Fresh of his generation-traumatizing Old Yeller, Robert Stevenson goes for a more crowd-pleasing movie that exudes quaint blarney, one that is definitely not like the Leprechaun horror movie series. You’ll definitely want to come for a young Sean Connery singing (and thankfully not doing an Irish accent). Really, Sean Connery sings, and it is a thing of nightmares that will have you wondering how he ended up as James Bond. I’ll tell you how, by looking like the real life version of Beauty and the Beast’s Gaston. Seriously. 

Surprisingly, despite the marketing and the poster focusing on Connery, he’s barely in the movie. Instead it’s all about Albert Sharpe, who completely sells you on the story, no matter how over-the-top it gets. He truly helps bring the folklore and the mythology to life. Like Julie Andrews in Mary Poppins or Mark Hamill in The Empire Strikes Back, Sharpe makes the movie magic believable in his interactions with the titular “little people,” even if they were actual people and not puppets or animated characters.
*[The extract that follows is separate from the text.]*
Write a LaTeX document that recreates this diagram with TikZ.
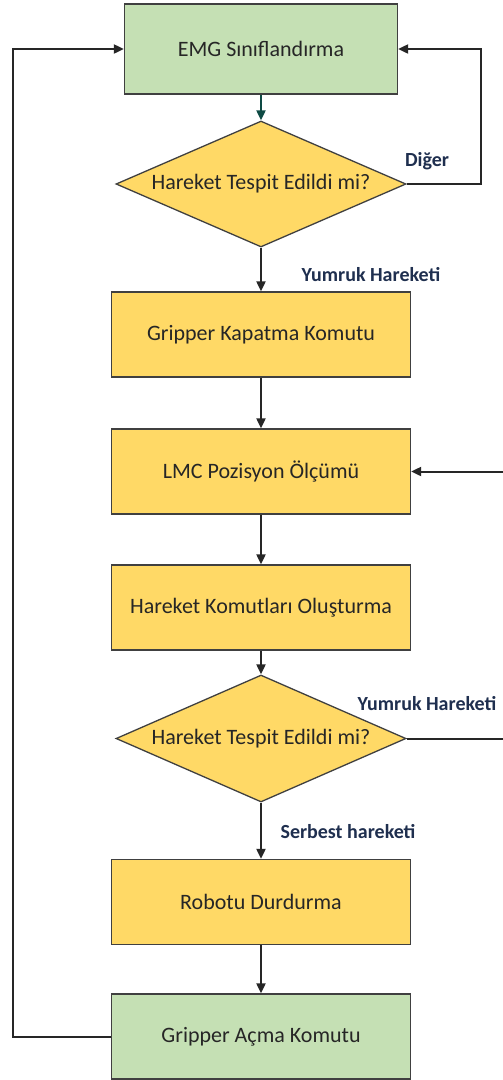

The real star of the movie is pure spectacle. Forced perspective isn’t something new in film – decades before Lord of the Rings made us believe in Hobbits, Orson Welles used this technique in Citizen Kane, and Darby O’Gill and the Little People uses this technique to easily convince the audience that what they’re seeing is actually a town full of leprechauns. It’s especially impressive during the slightly disturbing scene where Darby enchants the leprechauns through music as they dance all around him. 
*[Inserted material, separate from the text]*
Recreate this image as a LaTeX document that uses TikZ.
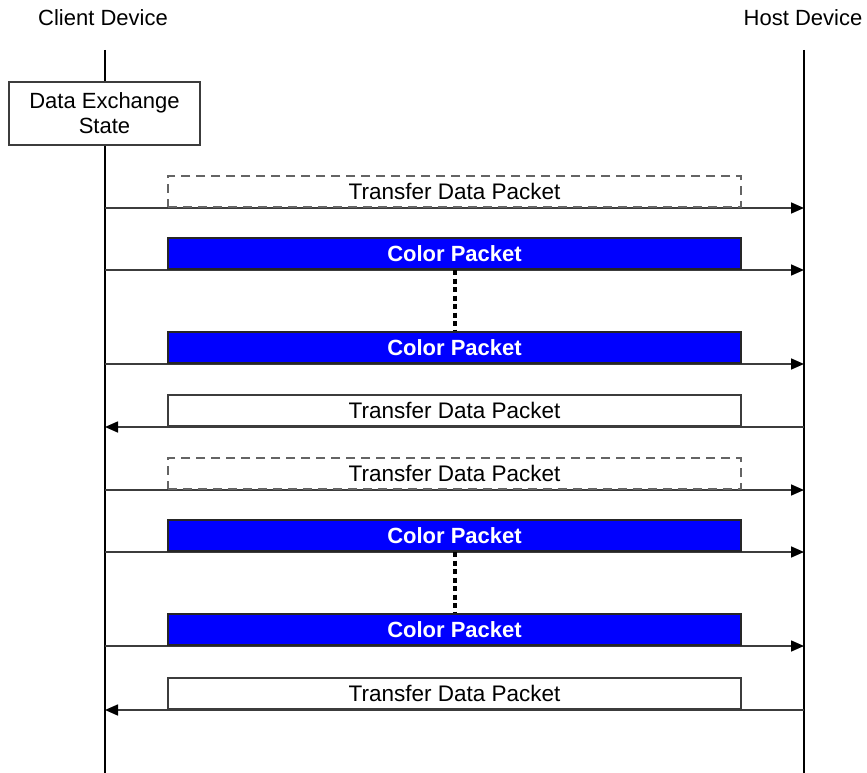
\documentclass[tikz,border=0pt]{standalone}
\usepackage{fontspec}
\setmainfont{Liberation Sans}
\usetikzlibrary{arrows.meta}
\definecolor{pblue}{RGB}{0,0,255}
\definecolor{edge}{RGB}{60,60,60}
\definecolor{dashgray}{RGB}{100,100,100}
\tikzset{
  life/.style={line width=1.5pt, black},
  msg/.style={line width=1.6pt, edge, -{Triangle[length=13pt,width=11pt,color=black]}},
  pkt/.style={draw=edge, line width=1.6pt, fill=white, minimum width=573pt, minimum height=31pt, inner sep=0pt, font=\fontsize{22.5}{25}\selectfont, anchor=south},
  dpkt/.style={pkt, draw=dashgray, line width=1.9pt, dash pattern=on 9pt off 6pt},
  cpkt/.style={pkt, draw=black!85, fill=pblue, text=white, font=\fontsize{22}{25}\selectfont\bfseries},
  dots/.style={line width=4pt, black, dash pattern=on 5pt off 3.5pt},
  lbl/.style={font=\fontsize{22}{25}\selectfont, inner sep=0pt},
}
\begin{document}
\begin{tikzpicture}[x=1pt,y=-1pt]
\useasboundingbox (0,0) rectangle (867,773);
% headers
\node[lbl] (client) at (103,18) {Client Device};
\node[lbl] (host) at (803,18) {Host Device};
% lifelines
\coordinate (ctop) at (105,50);
\coordinate (cbot) at (105,773);
\coordinate (htop) at (804,50);
\coordinate (hbot) at (804,773);
\draw[life] (ctop) -- (cbot);
\draw[life] (htop) -- (hbot);
% state box
\node[draw=edge, line width=1.6pt, fill=white, minimum width=191pt, minimum height=63pt, inner sep=0pt, align=center, font=\fontsize{22}{25}\selectfont] (state) at (104.5,113.5) {Data Exchange\\State};
% message rows: y of arrow
\foreach \i/\y in {1/208,2/270,3/364,4/427,5/490,6/552,7/646,8/710}{
  \coordinate (c\i) at (105,\y);
  \coordinate (h\i) at (804,\y);
}
\draw[msg] (c1) -- (h1);
\draw[msg] (c2) -- (h2);
\draw[msg] (c3) -- (h3);
\draw[msg] (h4) -- (c4);
\draw[msg] (c5) -- (h5);
\draw[msg] (c6) -- (h6);
\draw[msg] (c7) -- (h7);
\draw[msg] (h8) -- (c8);
% packets
\node[dpkt] (p1) at (454.5,208) {Transfer Data Packet};
\node[cpkt] (p2) at (454.5,270) {Color Packet};
\node[cpkt] (p3) at (454.5,364) {Color Packet};
\node[pkt]  (p4) at (454.5,427) {Transfer Data Packet};
\node[dpkt] (p5) at (454.5,490) {Transfer Data Packet};
\node[cpkt] (p6) at (454.5,552) {Color Packet};
\node[cpkt] (p7) at (454.5,646) {Color Packet};
\node[pkt]  (p8) at (454.5,710) {Transfer Data Packet};
% continuation dots
\draw[dots] (p2.south) -- (p3.north);
\draw[dots] (p6.south) -- (p7.north);
\end{tikzpicture}
\end{document}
Of course, it wouldn’t be a Disney family film without at least one scene or character that traumatized children all over the world. This time, it was all thanks to the Irish myth of the banshee and the cóiste bodhar (or death coach). During the film’s climax, we get a scene that has a striking resemblance to the climax of Disney’s Hercules from 40 years later, as Darby is forced to face the death coach, which brings souls to the afterlife, and the horrifying green spectre of the banshee, which appears as a glowing cloaked spirit. It’s a surreal thing to see in an otherwise crowd-pleasing and family-friendly film, but it absolutely works in selling us the horror that Darby has known for years through legend. 

Though Darby O’Gill and the Little People shows that Disney and his crew did plenty of research, it’s impossible to ignore the many Irish stereotypes. This movie justifies the content warning on Disney Plus.

The Legacy

Darby O’Gill and the Little People received mostly positive reviews when it was released in 1959. It was huge in Ireland, where Walt Disney himself attended the premiere, which brought the city of Dublin to a standstill. Even Leonard Maltin called this one of Disney’s best films, and one of the best fantasy films period. That being said, it didn’t connect with audiences the way Walt intended. It certainly did no favors for most of its cast, particularly Jimmy O’Dea, who plays King Brian in the film, but went uncredited because Walt wanted to sell the idea that there were real fairies in this film, going as far as starting the film with a message from Disney thanking King Brian and his leprechauns. O’Dea wanted to use this involvement in a Disney film to further his career and this certainly didn’t help. 

Someone who definitely did benefit from working in the film was director Robert Stevenson, who went on to helm such Disney classics as Marry Poppins in 1964 and Bedknobs and Broomsticks in 1971. Of course, the other person was one Sean Connery, who claims that Darby O’Gill and the Little People gave James Bond producer Albert R. Broccoli the idea to hire Connery as 007.  

Though popular with critics, audiences in the US were a bit less accommodating, particularly when it came to the Irish accents, so Disney re-released the film in 1964 with many of the actors voices dubbed over. Unfortunately, this is the version that was released on home video and is now streaming on Disney Plus.